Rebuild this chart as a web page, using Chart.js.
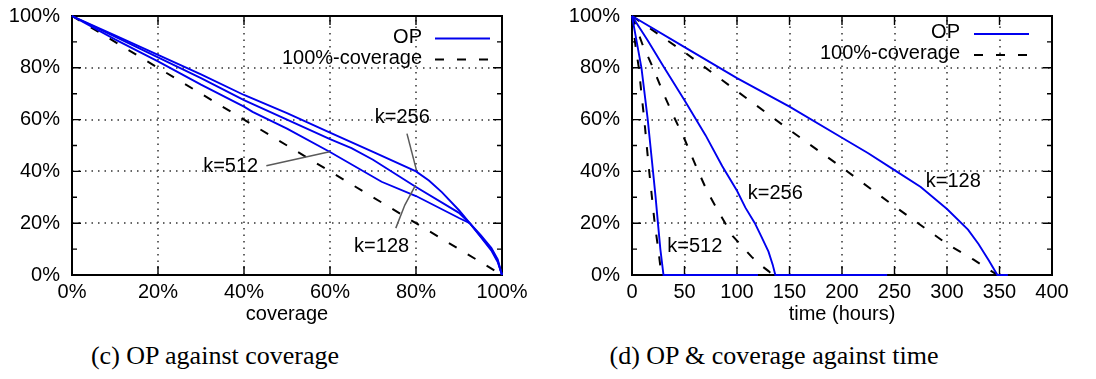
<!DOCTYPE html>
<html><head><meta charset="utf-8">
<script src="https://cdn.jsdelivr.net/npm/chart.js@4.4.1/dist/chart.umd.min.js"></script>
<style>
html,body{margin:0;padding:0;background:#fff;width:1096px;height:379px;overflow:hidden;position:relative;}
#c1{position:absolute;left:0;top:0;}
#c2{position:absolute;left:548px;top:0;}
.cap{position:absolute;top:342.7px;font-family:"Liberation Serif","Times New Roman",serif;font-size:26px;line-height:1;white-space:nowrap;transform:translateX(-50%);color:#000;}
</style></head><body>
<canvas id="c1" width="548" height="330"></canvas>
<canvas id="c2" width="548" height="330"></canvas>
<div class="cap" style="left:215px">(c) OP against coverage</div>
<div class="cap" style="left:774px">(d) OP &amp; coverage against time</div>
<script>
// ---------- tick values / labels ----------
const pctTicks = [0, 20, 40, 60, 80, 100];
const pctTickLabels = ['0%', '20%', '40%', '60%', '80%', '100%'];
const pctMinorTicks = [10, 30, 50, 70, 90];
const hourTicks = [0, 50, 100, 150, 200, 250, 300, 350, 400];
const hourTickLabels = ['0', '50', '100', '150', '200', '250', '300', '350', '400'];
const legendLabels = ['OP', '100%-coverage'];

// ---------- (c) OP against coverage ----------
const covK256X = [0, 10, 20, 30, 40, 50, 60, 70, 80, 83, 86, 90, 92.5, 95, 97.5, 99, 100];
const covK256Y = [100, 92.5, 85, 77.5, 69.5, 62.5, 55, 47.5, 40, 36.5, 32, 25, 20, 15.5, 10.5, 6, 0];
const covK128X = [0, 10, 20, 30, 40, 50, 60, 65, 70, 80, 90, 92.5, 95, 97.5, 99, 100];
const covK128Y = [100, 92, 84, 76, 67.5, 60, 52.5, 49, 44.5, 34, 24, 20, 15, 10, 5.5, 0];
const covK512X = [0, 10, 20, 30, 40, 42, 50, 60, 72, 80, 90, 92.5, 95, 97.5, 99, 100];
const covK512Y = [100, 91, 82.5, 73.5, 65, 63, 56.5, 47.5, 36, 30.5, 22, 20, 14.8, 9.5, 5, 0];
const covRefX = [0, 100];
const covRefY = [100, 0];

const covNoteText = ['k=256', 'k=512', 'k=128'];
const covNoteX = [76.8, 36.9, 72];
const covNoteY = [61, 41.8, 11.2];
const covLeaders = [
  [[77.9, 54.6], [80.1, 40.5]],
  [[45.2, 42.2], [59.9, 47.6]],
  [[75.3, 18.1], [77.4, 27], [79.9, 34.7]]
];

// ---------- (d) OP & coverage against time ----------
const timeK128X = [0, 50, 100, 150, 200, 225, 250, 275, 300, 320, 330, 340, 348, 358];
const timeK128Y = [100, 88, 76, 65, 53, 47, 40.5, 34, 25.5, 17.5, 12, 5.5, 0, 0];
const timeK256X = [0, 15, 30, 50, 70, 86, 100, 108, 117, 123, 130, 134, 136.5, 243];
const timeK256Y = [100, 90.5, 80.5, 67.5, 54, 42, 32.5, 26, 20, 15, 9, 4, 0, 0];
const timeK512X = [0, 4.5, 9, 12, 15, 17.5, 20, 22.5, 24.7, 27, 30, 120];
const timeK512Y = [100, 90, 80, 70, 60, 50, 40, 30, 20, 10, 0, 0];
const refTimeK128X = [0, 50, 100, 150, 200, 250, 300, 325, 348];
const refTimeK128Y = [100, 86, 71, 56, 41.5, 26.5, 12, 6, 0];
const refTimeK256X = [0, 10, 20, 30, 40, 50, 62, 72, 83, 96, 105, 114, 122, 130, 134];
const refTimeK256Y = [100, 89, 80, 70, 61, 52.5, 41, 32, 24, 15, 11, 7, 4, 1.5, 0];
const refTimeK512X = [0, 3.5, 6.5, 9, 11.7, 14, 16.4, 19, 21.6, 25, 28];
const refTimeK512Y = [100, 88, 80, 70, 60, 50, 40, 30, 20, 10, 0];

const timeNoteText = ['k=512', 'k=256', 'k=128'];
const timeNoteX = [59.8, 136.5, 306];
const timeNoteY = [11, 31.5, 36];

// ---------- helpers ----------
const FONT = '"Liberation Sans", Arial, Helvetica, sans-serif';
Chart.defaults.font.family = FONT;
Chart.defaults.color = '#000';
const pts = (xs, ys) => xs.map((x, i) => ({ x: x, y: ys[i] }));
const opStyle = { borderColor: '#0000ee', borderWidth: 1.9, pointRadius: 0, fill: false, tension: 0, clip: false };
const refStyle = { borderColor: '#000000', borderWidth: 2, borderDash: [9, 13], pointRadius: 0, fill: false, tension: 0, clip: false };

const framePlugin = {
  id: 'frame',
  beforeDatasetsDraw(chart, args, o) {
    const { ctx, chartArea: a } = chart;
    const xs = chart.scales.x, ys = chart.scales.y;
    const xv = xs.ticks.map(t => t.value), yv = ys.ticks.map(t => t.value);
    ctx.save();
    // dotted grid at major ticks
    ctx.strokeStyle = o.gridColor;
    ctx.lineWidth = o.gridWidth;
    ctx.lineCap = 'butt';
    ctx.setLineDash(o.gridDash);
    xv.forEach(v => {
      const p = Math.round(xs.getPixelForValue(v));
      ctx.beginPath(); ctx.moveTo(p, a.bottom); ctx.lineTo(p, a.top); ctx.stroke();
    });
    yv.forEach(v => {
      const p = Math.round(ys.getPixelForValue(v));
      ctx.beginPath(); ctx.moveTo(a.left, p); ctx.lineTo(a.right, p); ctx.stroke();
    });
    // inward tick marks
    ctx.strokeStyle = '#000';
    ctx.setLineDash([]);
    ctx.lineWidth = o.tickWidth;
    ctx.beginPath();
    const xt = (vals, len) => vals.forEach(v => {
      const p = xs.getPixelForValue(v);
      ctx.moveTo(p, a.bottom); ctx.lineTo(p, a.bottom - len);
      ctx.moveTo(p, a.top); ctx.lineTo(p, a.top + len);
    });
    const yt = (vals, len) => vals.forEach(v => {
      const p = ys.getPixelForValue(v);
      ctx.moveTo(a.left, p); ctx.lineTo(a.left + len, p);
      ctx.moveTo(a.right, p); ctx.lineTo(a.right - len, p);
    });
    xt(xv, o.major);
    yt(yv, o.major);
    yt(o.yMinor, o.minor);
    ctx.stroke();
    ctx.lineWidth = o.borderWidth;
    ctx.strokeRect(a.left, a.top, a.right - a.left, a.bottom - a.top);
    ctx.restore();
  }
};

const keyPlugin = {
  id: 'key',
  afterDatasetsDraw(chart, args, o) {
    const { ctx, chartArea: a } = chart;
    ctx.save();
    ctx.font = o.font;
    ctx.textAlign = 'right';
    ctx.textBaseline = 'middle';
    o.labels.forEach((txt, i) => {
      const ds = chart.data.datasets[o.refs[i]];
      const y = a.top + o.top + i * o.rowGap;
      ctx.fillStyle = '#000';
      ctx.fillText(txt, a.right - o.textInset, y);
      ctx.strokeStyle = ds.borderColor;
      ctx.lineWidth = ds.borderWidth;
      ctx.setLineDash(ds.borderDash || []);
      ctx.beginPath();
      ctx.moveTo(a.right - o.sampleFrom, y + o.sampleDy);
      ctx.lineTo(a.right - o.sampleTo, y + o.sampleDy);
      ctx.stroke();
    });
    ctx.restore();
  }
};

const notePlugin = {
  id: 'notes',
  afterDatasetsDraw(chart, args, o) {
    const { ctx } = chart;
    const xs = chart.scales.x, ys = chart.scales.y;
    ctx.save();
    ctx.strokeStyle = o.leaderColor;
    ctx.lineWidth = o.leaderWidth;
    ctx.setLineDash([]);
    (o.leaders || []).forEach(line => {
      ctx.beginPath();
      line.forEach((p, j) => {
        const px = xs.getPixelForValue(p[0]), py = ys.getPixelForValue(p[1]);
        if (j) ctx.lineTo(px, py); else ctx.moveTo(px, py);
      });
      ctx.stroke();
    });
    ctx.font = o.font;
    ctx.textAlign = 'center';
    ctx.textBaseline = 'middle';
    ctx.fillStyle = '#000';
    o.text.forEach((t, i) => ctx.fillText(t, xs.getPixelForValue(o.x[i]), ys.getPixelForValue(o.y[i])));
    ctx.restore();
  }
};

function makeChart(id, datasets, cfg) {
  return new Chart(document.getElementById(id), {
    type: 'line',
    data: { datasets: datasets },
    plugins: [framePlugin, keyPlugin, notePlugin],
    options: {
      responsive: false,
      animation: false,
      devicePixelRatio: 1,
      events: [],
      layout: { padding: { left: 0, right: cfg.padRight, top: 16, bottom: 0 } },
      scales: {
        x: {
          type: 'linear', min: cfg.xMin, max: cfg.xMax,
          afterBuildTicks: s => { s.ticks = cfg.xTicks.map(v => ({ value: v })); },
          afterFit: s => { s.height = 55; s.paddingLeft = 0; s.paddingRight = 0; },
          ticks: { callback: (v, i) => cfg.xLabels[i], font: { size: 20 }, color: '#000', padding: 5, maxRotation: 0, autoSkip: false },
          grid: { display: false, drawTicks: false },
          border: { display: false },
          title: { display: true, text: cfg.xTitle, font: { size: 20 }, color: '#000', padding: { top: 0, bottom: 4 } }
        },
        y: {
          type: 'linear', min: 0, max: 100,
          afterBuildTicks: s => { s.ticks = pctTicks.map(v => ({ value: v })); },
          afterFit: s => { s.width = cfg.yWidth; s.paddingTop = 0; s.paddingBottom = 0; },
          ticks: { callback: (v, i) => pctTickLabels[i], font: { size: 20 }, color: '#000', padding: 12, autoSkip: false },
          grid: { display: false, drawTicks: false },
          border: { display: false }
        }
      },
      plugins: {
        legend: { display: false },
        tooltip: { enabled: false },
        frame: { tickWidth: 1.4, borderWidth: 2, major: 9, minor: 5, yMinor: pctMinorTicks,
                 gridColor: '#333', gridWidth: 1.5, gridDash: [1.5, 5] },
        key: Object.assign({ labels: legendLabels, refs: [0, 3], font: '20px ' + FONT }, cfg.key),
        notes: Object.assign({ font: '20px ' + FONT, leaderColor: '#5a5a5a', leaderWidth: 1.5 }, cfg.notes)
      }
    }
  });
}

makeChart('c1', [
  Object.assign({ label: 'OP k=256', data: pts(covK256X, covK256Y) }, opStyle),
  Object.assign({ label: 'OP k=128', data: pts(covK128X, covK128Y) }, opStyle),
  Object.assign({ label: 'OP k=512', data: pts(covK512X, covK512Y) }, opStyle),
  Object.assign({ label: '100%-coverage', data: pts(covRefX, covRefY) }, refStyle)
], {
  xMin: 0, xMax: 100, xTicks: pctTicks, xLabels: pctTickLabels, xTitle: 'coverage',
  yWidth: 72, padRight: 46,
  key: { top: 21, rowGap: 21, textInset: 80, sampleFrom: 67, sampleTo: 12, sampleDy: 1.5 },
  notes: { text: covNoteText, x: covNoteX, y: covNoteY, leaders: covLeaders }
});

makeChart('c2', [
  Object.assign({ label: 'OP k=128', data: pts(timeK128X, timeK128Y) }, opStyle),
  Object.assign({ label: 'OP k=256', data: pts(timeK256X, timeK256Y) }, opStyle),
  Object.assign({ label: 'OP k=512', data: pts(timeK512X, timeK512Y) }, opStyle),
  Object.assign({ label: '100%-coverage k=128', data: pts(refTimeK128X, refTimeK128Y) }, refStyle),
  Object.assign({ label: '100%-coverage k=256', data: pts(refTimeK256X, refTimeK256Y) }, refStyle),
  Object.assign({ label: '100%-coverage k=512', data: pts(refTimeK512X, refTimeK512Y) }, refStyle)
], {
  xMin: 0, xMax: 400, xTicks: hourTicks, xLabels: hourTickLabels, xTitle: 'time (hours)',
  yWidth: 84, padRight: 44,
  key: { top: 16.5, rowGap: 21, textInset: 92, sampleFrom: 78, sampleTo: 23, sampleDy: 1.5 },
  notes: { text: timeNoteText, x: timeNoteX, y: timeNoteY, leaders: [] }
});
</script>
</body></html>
■ ■ ■
Make an exact copy of the lines from the top of the material through the line with "const legendLabels = ['OP', '100%-coverage'];", pictures excluded.

Rebuild this chart as a web page, using Chart.js.
<!DOCTYPE html>
<html><head><meta charset="utf-8">
<script src="https://cdn.jsdelivr.net/npm/chart.js@4.4.1/dist/chart.umd.min.js"></script>
<style>
html,body{margin:0;padding:0;background:#fff;width:1096px;height:379px;overflow:hidden;position:relative;}
#c1{position:absolute;left:0;top:0;}
#c2{position:absolute;left:548px;top:0;}
.cap{position:absolute;top:342.7px;font-family:"Liberation Serif","Times New Roman",serif;font-size:26px;line-height:1;white-space:nowrap;transform:translateX(-50%);color:#000;}
</style></head><body>
<canvas id="c1" width="548" height="330"></canvas>
<canvas id="c2" width="548" height="330"></canvas>
<div class="cap" style="left:215px">(c) OP against coverage</div>
<div class="cap" style="left:774px">(d) OP &amp; coverage against time</div>
<script>
// ---------- tick values / labels ----------
const pctTicks = [0, 20, 40, 60, 80, 100];
const pctTickLabels = ['0%', '20%', '40%', '60%', '80%', '100%'];
const pctMinorTicks = [10, 30, 50, 70, 90];
const hourTicks = [0, 50, 100, 150, 200, 250, 300, 350, 400];
const hourTickLabels = ['0', '50', '100', '150', '200', '250', '300', '350', '400'];
const legendLabels = ['OP', '100%-coverage'];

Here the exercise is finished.